DUBAI, UAE — Investors in the GCC region are gearing up for a week of volatility as markets gradually reopen after long holidays in some cases, according to Fadi Reyad, Chief Market Analyst at CAPEX.com MENA.

Traders are expected to scramble to incorporate changes in sentiment following last week’s data, while keeping an eye on the publication of global data including US company earnings and GDP figures, he said.

Oil prices could come under additional pressure due to demand concerns and approaching central bank meetings, which could erode expectations. There are concerns that the market could return to pre-OPEC cut levels, although supply concerns could remain present with OPEC ready to intervene to regulate price trends, added Reyad.

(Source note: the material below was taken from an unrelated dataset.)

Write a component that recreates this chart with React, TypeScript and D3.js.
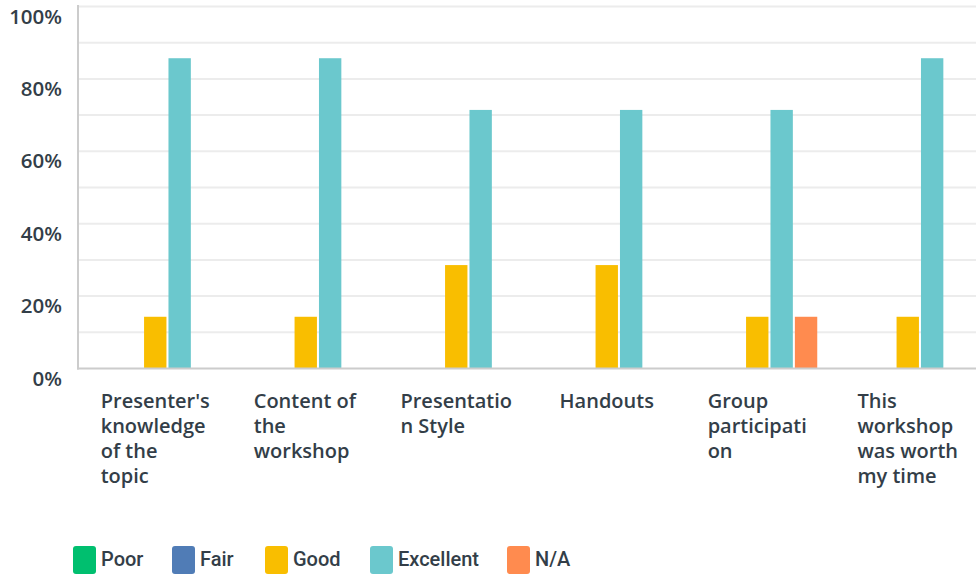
import React, { useEffect, useRef } from "react";
import * as d3 from "d3";

const categories: string[][] = [
  ["Presenter's", "knowledge", "of the", "topic"],
  ["Content of", "the", "workshop"],
  ["Presentatio", "n Style"],
  ["Handouts"],
  ["Group", "participati", "on"],
  ["This", "workshop", "was worth", "my time"],
];
const seriesNames = ["Poor", "Fair", "Good", "Excellent", "N/A"];
const seriesColors = ["#00bf6f", "#507cb6", "#f9be00", "#6bc8cd", "#ff8b4f"];
const poor = [0, 0, 0, 0, 0, 0];
const fair = [0, 0, 0, 0, 0, 0];
const good = [14.29, 14.29, 28.57, 28.57, 14.29, 14.29];
const excellent = [85.71, 85.71, 71.43, 71.43, 71.43, 85.71];
const na = [0, 0, 0, 0, 14.29, 0];
const yTicks = [0, 20, 40, 60, 80, 100];
const gridTicks = [10, 20, 30, 40, 50, 60, 70, 80, 90, 100];

const W = 976;
const H = 577;
const TEXT = "#333e48";
const FONT = "'Open Sans', sans-serif";

export default function App() {
  const ref = useRef<SVGSVGElement | null>(null);
  useEffect(() => {
    const svg = d3.select(ref.current);
    svg.selectAll("*").remove();
    const values = [poor, fair, good, excellent, na];
    const x0 = d3.scaleBand<number>().domain(d3.range(categories.length)).range([80, 983]);
    const x1 = d3.scaleBand<number>().domain(d3.range(seriesNames.length)).range([0, 120]).paddingInner(0.0833);
    const y = d3.scaleLinear().domain([0, 100]).range([368.5, 6.5]);
    const bandOffset = (x0.bandwidth() - 120) / 2;

    // grid
    svg.append("g").selectAll("line").data(gridTicks).join("line")
      .attr("x1", 79).attr("x2", W).attr("y1", (d) => y(d)).attr("y2", (d) => y(d))
      .attr("stroke", "#ececec").attr("stroke-width", 2);

    // y labels
    svg.append("g").selectAll("text").data(yTicks).join("text")
      .attr("x", 62).attr("y", (d) => y(d) + 17)
      .attr("text-anchor", "end")
      .attr("font-family", FONT).attr("font-weight", 600).attr("font-size", 20.5)
      .attr("fill", TEXT).text((d) => d + "%");

    // bars
    const g = svg.append("g");
    categories.forEach((_, ci) => {
      values.forEach((arr, si) => {
        const v = arr[ci];
        if (v <= 0) return;
        g.append("rect")
          .attr("x", (x0(ci) as number) + bandOffset + (x1(si) as number))
          .attr("width", x1.bandwidth())
          .attr("y", y(v)).attr("height", y(0) - y(v))
          .attr("fill", seriesColors[si]);
      });
    });

    // axes lines
    svg.append("line").attr("x1", 78).attr("x2", 78).attr("y1", 5).attr("y2", 369.5)
      .attr("stroke", "#cccccc").attr("stroke-width", 2);
    svg.append("line").attr("x1", 77).attr("x2", W).attr("y1", 368.5).attr("y2", 368.5)
      .attr("stroke", "#cccccc").attr("stroke-width", 2);

    // category labels
    categories.forEach((lines, ci) => {
      const cx = (x0(ci) as number) + x0.bandwidth() / 2;
      const t = svg.append("text")
        .attr("font-family", FONT).attr("font-weight", 600).attr("font-size", 20)
        .attr("fill", TEXT);
      lines.forEach((ln, li) => {
        t.append("tspan").attr("x", 0).attr("y", 408 + li * 25).text(ln);
      });
      const node = t.node() as SVGTextElement;
      const w = node.getBBox().width;
      t.attr("transform", `translate(${cx - w / 2},0)`);
    });

    // legend
    const legX = [73, 172, 265, 370, 507];
    const lg = svg.append("g");
    seriesNames.forEach((name, i) => {
      lg.append("rect").attr("x", legX[i]).attr("y", 546).attr("width", 23).attr("height", 28)
        .attr("rx", 3).attr("fill", seriesColors[i]);
      lg.append("text").attr("x", legX[i] + 28).attr("y", 565.5)
        .attr("font-family", "Roboto, sans-serif").attr("font-weight", 500).attr("font-size", 20)
        .attr("fill", TEXT).text(name);
    });
  }, []);
  return (
    <svg ref={ref} width={W} height={H} style={{ position: "absolute", left: 0, top: 0, background: "#fff" }} />
  );
}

In Dubai, the stock market rebounded today after losses recorded last week, which could help the main index maintain its uptrend for a longer time thanks to strong local fundamentals. The real estate sector, in particular, is seeing strong performances as demand for residential units continues to boom, which could serve as a catalyst for the market at large.

The Abu Dhabi stock market, on the other hand, is seeing some volatility as investors react to declining oil prices and remain cautious after the market rebounded to a certain extent. This could result in the main index recording new price corrections. Performances among individual stocks remain mixed, leaving the market without a clear direction.

The Qatari stock market could reopen this week with new pressures on prices as investors remain cautious. Stagnating natural gas prices could also contribute to potential declines, Reyad pointed out.